> [MATERIAL PROVIDED]

-- BEGIN --

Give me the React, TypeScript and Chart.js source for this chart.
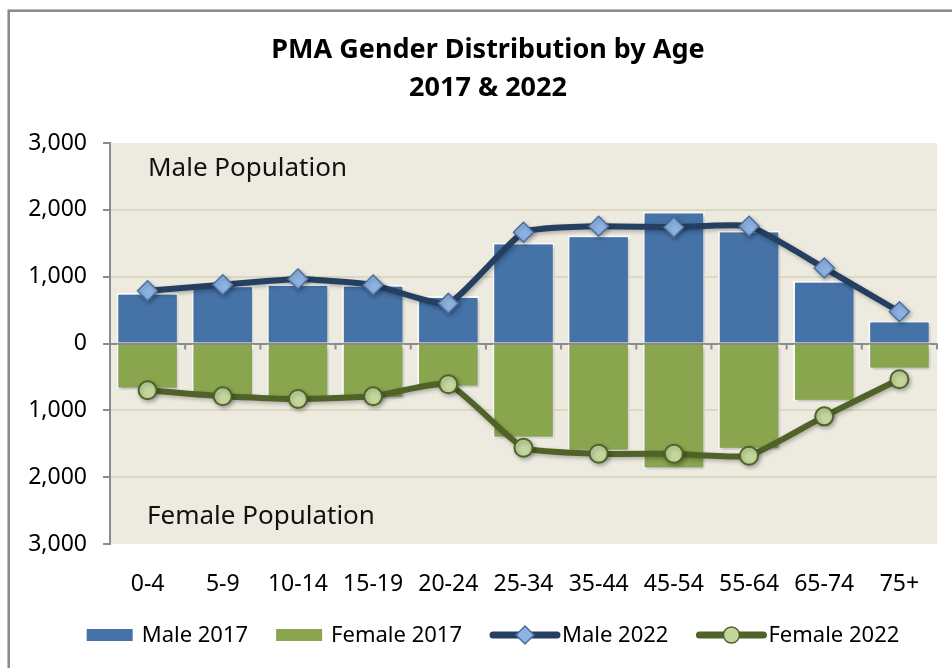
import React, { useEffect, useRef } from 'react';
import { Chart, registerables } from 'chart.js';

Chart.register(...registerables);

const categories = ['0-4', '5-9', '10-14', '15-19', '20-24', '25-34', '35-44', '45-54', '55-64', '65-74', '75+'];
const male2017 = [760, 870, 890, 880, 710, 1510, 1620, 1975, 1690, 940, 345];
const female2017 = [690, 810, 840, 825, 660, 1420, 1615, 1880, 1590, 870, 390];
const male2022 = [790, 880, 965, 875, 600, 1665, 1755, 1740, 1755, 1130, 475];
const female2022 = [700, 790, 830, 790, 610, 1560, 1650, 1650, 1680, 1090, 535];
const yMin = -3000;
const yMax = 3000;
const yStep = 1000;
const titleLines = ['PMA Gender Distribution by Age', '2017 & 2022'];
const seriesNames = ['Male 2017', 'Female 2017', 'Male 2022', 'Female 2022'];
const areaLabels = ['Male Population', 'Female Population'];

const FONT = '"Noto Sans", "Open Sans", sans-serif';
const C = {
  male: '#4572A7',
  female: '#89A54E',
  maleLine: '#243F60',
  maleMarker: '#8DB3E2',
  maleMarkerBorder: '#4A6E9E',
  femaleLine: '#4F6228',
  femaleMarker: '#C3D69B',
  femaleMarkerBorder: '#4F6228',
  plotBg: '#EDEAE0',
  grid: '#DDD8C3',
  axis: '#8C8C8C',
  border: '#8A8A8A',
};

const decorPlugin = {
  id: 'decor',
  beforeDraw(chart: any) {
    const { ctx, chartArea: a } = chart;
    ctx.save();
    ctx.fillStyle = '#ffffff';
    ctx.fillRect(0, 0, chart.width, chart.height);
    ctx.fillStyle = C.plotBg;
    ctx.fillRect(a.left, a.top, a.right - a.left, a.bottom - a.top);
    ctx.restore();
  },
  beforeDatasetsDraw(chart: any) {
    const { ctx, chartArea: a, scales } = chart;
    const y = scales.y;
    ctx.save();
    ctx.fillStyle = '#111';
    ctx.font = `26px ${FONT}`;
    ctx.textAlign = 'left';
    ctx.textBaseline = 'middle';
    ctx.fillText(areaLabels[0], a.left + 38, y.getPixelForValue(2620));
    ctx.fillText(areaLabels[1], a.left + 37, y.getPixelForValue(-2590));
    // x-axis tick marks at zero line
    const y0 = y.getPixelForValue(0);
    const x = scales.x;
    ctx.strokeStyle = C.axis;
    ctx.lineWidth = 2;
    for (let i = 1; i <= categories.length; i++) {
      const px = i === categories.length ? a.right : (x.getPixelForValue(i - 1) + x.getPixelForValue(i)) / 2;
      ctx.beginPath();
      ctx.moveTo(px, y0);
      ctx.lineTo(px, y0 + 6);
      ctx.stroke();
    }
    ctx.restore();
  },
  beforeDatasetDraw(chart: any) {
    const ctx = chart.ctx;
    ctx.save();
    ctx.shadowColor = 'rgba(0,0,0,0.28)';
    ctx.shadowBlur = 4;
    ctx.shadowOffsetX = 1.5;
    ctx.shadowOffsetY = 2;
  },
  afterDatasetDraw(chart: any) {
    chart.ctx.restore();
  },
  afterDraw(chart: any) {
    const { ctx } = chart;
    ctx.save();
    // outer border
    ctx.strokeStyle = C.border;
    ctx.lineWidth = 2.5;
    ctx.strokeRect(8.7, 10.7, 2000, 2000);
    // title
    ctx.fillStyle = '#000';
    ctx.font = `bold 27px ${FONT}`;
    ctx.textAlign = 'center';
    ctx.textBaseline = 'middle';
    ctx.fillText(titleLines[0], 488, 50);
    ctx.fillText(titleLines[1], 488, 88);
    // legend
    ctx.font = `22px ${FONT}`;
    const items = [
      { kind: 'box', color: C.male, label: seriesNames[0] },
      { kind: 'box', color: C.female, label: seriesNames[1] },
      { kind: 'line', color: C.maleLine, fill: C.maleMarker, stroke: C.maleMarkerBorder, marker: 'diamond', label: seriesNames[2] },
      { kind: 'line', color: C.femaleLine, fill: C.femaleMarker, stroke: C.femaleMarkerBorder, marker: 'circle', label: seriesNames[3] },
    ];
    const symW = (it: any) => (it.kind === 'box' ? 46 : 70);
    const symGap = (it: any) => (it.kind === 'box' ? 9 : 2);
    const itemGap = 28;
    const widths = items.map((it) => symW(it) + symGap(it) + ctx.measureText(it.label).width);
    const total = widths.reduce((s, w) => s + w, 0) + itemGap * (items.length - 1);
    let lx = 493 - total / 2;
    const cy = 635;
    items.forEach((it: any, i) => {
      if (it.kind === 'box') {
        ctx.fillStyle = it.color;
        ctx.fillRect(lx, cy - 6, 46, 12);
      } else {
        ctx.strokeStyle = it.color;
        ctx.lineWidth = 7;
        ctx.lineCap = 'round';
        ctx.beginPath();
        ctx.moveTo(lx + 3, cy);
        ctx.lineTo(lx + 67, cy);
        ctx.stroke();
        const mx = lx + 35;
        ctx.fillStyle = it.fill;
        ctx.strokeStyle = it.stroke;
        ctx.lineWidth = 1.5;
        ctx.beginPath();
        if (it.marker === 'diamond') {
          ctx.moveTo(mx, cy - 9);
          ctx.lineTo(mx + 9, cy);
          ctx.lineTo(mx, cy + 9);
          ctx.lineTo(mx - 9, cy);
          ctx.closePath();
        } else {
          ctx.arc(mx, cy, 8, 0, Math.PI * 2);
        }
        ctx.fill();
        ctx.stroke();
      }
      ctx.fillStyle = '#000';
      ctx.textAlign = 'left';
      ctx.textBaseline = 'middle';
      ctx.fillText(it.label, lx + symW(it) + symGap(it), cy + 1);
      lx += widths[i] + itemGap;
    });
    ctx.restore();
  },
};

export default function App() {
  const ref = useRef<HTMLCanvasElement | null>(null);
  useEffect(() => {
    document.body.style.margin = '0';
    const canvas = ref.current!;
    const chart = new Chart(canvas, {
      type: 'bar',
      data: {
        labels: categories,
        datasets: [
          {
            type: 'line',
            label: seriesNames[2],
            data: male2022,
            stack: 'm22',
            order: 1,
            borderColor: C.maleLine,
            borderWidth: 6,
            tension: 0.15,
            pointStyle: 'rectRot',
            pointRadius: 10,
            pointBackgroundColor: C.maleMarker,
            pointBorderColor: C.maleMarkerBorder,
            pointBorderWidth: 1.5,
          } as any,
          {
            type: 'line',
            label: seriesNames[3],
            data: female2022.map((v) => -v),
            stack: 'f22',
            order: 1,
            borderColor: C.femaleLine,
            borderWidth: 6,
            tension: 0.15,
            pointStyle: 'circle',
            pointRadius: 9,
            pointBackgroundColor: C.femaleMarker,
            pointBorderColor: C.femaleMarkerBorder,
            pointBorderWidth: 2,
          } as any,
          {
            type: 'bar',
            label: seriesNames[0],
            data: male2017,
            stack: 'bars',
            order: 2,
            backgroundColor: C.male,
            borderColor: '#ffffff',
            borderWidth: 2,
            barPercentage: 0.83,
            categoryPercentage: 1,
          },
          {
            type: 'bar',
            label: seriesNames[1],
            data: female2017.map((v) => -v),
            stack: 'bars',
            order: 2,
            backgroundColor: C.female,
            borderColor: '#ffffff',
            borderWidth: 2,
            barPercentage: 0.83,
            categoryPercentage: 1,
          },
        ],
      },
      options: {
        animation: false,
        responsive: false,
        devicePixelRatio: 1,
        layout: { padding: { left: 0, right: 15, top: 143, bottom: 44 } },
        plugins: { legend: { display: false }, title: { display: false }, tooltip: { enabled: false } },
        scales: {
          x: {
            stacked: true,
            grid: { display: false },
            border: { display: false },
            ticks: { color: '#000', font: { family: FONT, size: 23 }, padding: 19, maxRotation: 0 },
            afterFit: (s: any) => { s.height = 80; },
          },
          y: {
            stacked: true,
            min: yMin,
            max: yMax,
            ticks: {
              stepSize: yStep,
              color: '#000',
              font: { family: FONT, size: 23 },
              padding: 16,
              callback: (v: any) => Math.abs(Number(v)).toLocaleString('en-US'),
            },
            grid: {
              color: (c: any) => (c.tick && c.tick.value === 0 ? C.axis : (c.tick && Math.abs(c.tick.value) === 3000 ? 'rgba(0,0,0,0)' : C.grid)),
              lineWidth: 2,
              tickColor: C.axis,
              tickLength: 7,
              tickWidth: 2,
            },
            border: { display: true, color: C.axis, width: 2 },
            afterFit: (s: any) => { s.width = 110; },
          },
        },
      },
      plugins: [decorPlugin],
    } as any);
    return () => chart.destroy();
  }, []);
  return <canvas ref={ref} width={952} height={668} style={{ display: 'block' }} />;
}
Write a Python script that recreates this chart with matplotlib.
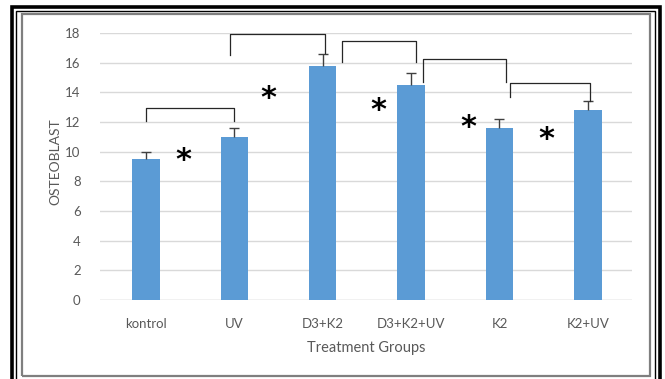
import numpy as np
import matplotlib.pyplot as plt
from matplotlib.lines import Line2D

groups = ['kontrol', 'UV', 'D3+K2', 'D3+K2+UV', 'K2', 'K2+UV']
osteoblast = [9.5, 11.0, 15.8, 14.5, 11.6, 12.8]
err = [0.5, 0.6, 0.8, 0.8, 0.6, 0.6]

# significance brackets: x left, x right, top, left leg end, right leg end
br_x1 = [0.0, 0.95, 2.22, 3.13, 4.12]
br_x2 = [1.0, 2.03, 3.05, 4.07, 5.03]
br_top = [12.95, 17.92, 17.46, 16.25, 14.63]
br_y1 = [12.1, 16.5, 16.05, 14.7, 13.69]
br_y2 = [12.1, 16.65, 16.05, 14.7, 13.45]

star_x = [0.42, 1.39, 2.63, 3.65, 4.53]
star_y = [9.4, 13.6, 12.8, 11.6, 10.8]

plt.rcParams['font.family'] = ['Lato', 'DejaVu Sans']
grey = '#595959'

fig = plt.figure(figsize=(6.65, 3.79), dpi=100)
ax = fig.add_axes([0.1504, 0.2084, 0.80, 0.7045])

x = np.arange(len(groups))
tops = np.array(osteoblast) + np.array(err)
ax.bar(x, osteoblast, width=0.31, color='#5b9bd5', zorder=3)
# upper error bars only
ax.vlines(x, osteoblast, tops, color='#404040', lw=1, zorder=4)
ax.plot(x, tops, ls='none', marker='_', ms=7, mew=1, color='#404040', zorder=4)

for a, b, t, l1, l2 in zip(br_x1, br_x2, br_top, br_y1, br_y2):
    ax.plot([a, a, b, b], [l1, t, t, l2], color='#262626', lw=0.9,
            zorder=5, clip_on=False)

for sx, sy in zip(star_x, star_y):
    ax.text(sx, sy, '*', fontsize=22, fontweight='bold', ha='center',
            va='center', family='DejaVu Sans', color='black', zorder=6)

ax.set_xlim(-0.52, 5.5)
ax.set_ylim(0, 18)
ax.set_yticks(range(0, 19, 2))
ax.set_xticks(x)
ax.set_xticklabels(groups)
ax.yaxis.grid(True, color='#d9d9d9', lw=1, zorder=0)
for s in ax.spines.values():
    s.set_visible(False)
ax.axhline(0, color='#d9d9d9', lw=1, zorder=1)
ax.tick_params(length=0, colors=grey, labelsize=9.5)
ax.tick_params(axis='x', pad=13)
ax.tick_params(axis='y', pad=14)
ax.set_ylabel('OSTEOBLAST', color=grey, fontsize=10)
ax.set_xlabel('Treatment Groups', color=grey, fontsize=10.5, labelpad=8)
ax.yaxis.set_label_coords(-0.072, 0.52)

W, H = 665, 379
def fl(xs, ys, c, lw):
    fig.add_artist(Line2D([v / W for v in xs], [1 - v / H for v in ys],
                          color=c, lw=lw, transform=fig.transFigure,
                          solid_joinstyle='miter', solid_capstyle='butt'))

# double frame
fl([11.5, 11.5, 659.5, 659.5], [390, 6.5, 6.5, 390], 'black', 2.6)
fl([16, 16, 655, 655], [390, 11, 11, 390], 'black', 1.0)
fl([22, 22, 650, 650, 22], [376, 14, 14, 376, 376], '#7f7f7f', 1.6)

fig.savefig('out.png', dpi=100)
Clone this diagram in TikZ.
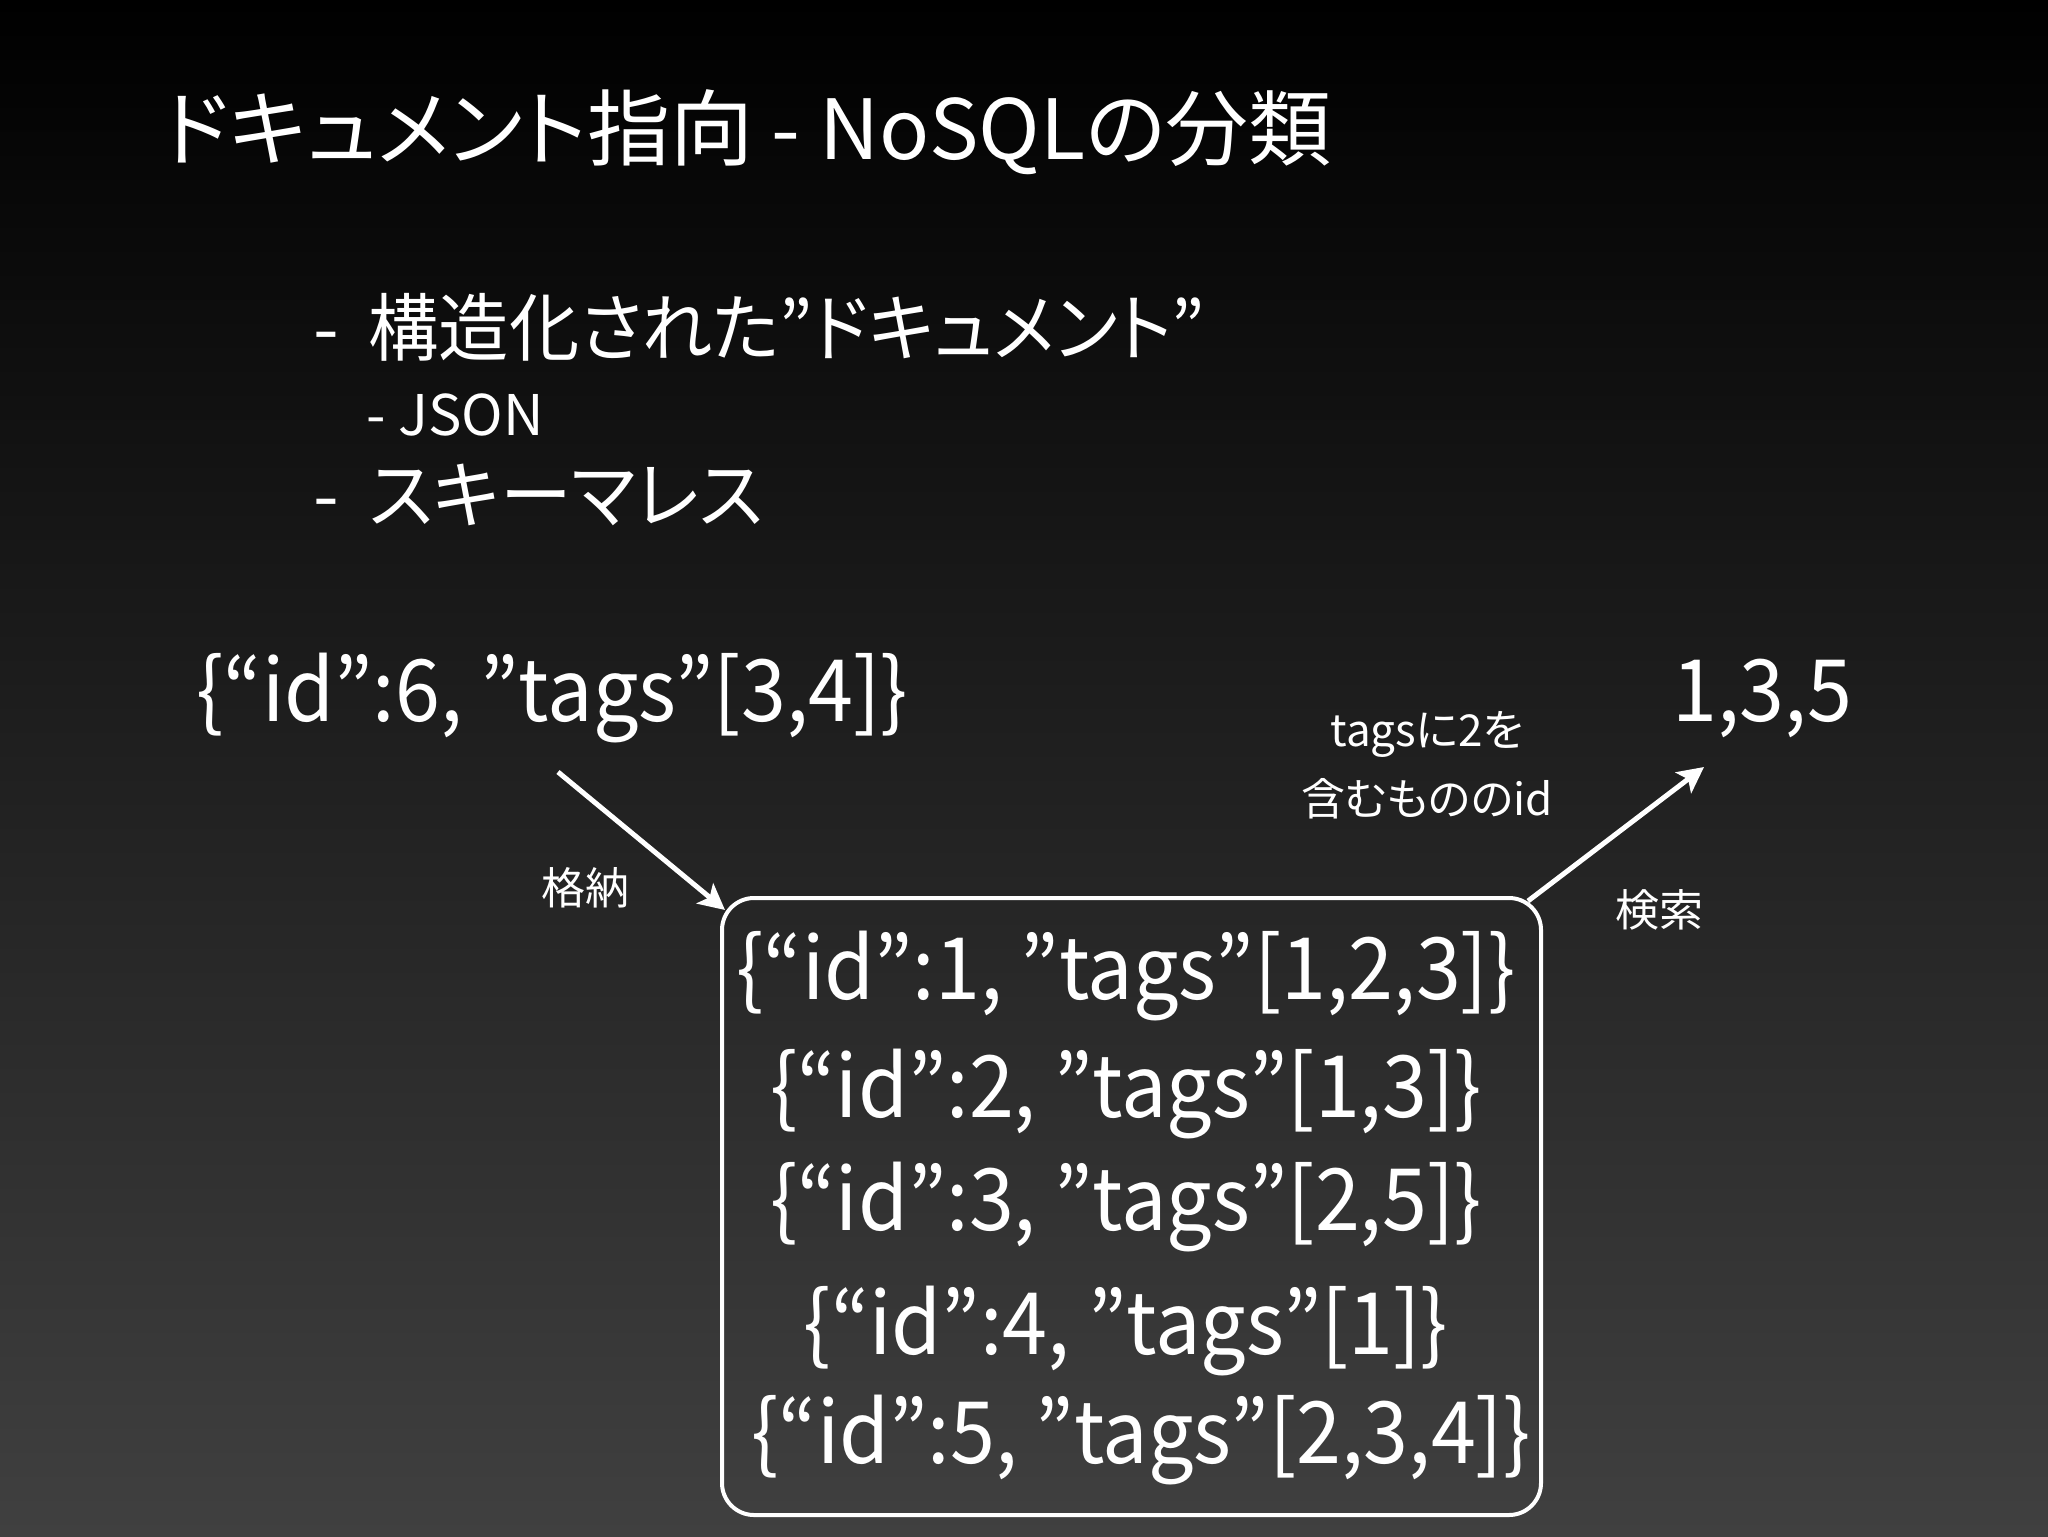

-- END --

> [YOUR GOAL]
Starting with the first line of the data above and ending with the line containing "Chart.register(...registerables);", please restate every line exactly, leaving images out.

> [ANSWER]
Give me the React, TypeScript and Chart.js source for this chart.
import React, { useEffect, useRef } from 'react';
import { Chart, registerables } from 'chart.js';

Chart.register(...registerables);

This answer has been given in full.